Nine rejects Yahoo7’s claim of being the third player in market behind Facebook and Google
Nine Entertainment Co and Yahoo7 are locked in a tussle over which media company commands the larger overall digital audience.
The argument developed after Yahoo7 launched its position for the coming year to the market, including its own interpretation of Nielsen data.
Yahoo7 believes its combination of skills and assets across content, data and tech will help the company stand out in the year ahead, with the digital company looking to solidify its position as what it claims is third player behind Facebook and Google in these areas during 2017.

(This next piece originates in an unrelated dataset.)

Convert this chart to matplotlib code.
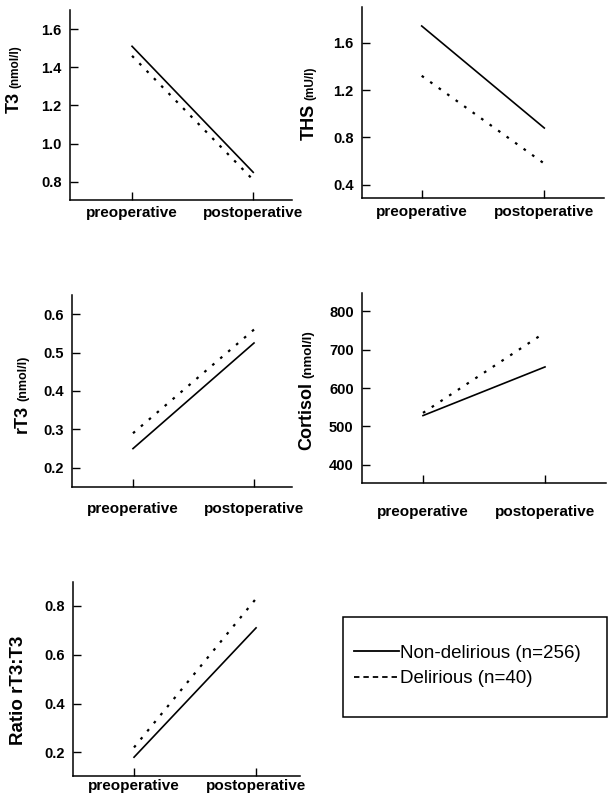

However, Yahoo7’s third-place position is being disputed by rival media company Nine Entertainment Network which shot back at claims made by Yahoo7 during media briefings of having a bigger audience.
While Yahoo7 reported its interpretation of Nielsen audience figures which put it in third place amongst 25-54 years olds, ahead of the likes of News Corp Australia, Fairfax Media and Nine Entertainment Co, Nine has since rejected the claim suggesting there has not been a like-for-like comparison.

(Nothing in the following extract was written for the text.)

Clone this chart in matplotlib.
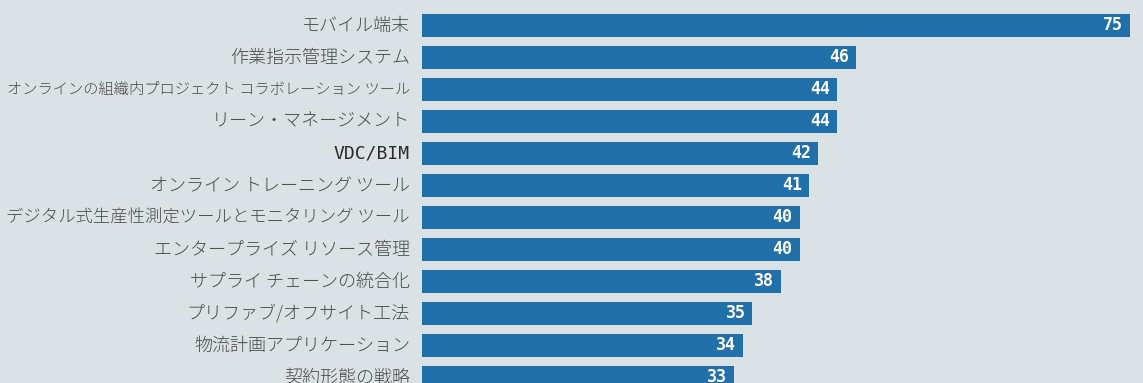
import matplotlib
matplotlib.use("Agg")
import matplotlib.pyplot as plt

# adoption share by technology (%)
categories = [
    "モバイル端末",
    "作業指示管理システム",
    "オンラインの組織内プロジェクト コラボレーション ツール",
    "リーン・マネージメント",
    "VDC/BIM",
    "オンライン トレーニング ツール",
    "デジタル式生産性測定ツールとモニタリング ツール",
    "エンタープライズ リソース管理",
    "サプライ チェーンの統合化",
    "プリファブ/オフサイト工法",
    "物流計画アプリケーション",
    "契約形態の戦略",
]
values = [75, 46, 44, 44, 42, 41, 40, 40, 38, 35, 34, 33]

bg = "#dbe2e6"
bar_color = "#2270a9"

fig = plt.figure(figsize=(11.43, 3.83), dpi=100, facecolor=bg)
W, H = 1143, 383
left, right = 422, 1130
top_px, bottom_px = 9.5, 393.5
ax = fig.add_axes([left / W, 1 - bottom_px / H, (right - left) / W, (bottom_px - top_px) / H])
ax.set_facecolor(bg)

y = list(range(len(categories)))
ax.barh(y, values, height=0.72, color=bar_color)
ax.set_xlim(0, 75)
ax.set_ylim(len(categories) - 0.5, -0.5)

renderer = fig.canvas.get_renderer()
max_w = 402  # px available left of the bars

for yi, (cat, v) in enumerate(zip(categories, values)):
    if cat.isascii():
        fam, col, wt = "DejaVu Sans Mono", "#2a2a2a", "normal"
    else:
        fam, col, wt = ["Noto Sans CJK JP", "DejaVu Sans"], "#4a4a4a", "light"
    t = ax.text(-0.017, yi, cat, transform=ax.get_yaxis_transform(), ha="right", va="center",
                fontsize=13, color=col, family=fam, fontweight=wt)
    w = t.get_window_extent(renderer).width
    if w > max_w:
        t.set_fontsize(13 * max_w / w)
    ax.annotate(str(v), (v, yi), xytext=(-5, 0), textcoords="offset points",
                ha="right", va="center", color="white", fontsize=12, fontweight="bold",
                family="DejaVu Sans Mono")

ax.set_xticks([])
ax.set_yticks([])
for s in ax.spines.values():
    s.set_visible(False)

fig.savefig("out.png", dpi=100, facecolor=bg)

Alex Parsons, Nine chief digital and marketing officer, said in a statement: “The latest January Nielsen numbers show Nine Digital has retained its place as Australia’s number one digital content network with a unique audience of 14.4m.
“Those numbers also clearly showed Seven and Yahoo with a unique audience of 10.1m. Any comparison of the reach of their digital network with ours should include an apples-for-apples comparison and not seek to deliberately mislead the market by excluding our long-standing partner Microsoft.”

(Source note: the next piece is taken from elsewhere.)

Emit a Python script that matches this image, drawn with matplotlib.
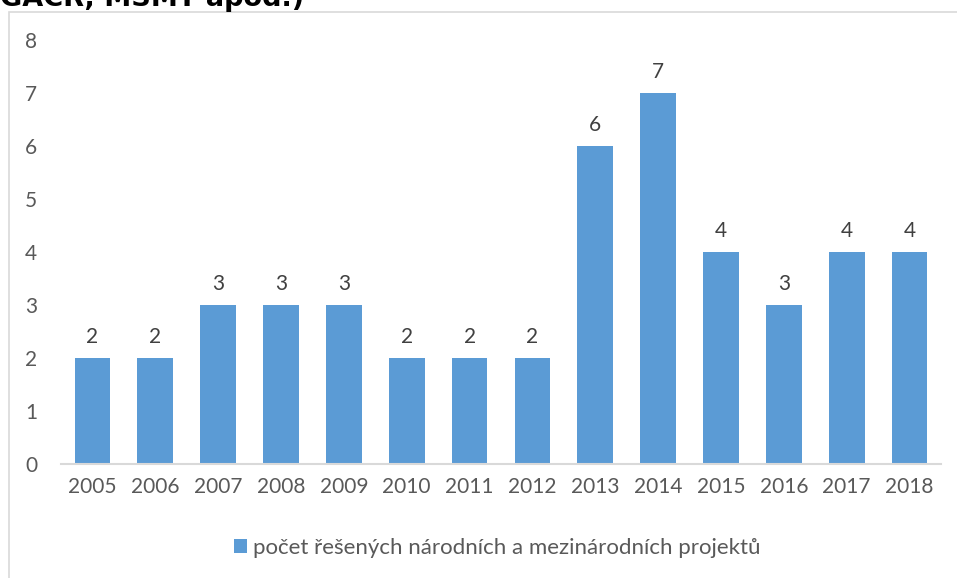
#!/usr/bin/env python3
import matplotlib
matplotlib.use("Agg")
import matplotlib.pyplot as plt
from matplotlib.patches import Rectangle

# data
years = ["2005", "2006", "2007", "2008", "2009", "2010", "2011",
         "2012", "2013", "2014", "2015", "2016", "2017", "2018"]
projects = [2, 2, 3, 3, 3, 2, 2, 2, 6, 7, 4, 3, 4, 4]
legend_label = "počet řešených národních a mezinárodních projektů"
title_tail = "GAČR, MŠMT apod.)"

BAR = "#5B9BD5"
TICK = "#595959"
LABEL = "#404040"
FS = 15

plt.rcParams["font.family"] = ["Lato", "DejaVu Sans"]

fig = plt.figure(figsize=(9.57, 5.78), dpi=100)
ax = fig.add_axes([61 / 957, 1 - 463.5 / 578, 880 / 957, 423.5 / 578])

x = list(range(len(years)))
bars = ax.bar(x, projects, width=0.57, color=BAR, label=legend_label, zorder=2)
ax.bar_label(bars, padding=8, fontsize=FS, color=LABEL)

ax.set_xlim(-0.5, len(years) - 0.5)
ax.set_ylim(0, 8)
ax.set_yticks(range(0, 9))
ax.set_xticks(x)
ax.set_xticklabels(years)
ax.tick_params(axis="both", length=0, labelsize=FS, labelcolor=TICK)
ax.tick_params(axis="x", pad=10)
ax.tick_params(axis="y", pad=17)

for side in ["top", "right", "left"]:
    ax.spines[side].set_visible(False)
ax.spines["bottom"].set_color("#D9D9D9")
ax.spines["bottom"].set_linewidth(1.5)

# legend below the plot
fig.legend(loc="center", bbox_to_anchor=(497 / 957, 1 - 548 / 578),
           frameon=False, fontsize=16, labelcolor=TICK,
           handlelength=0.6, handleheight=0.6, handletextpad=0.25)

# chart area border (runs off the right and bottom edges)
fig.patches.append(Rectangle((8.5 / 957, -0.1), 1.2, 1 - 11.5 / 578 + 0.1,
                             transform=fig.transFigure, fill=False,
                             edgecolor="#D9D9D9", linewidth=1.2))

# tail of the cut-off title above the chart
fig.text(0.0, 1 - 6 / 578, title_tail, fontsize=19.5, fontweight="bold",
         color="black", ha="left", va="baseline", family="DejaVu Sans")

plt.savefig("out.png", dpi=100)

Yahoo7’s numbers were revealed during a trade media briefing this morning in which Paul Sigaloff, Yahoo7 commercial director, said the company already had secured the third-place position.
“We’re already in third place which is great but what we want to do is turbo towards Google and Facebook because there’s some huge, huge growth there,” he said.
“It’s about benchmarking ourselves against the growing people rather than just fishing in that digital publishing pond.”
Sigaloff said Yahoo7 wants to “disrupt” the duopoly held in market by Facebook and Google.
“There’s a couple of interesting dynamics in the digital market around new ad dollars and a couple of big hoovers in Facebook and Google sucking out as much as 85 cents in every new ad dollar. We genuinely believe there is an opportunity to disrupt that.”
Sigaloff said it is Yahoo7’s ability to bring together content, data and tech that makes its offering to advertisers “unique”.
“If you’re a traditional content publisher, you’re really good at data and content but you don’t have any tech. If you’re a Facebook or Google, you’re really good at data and tech but you don’t have any content. We have a leadership position in all three,” he said.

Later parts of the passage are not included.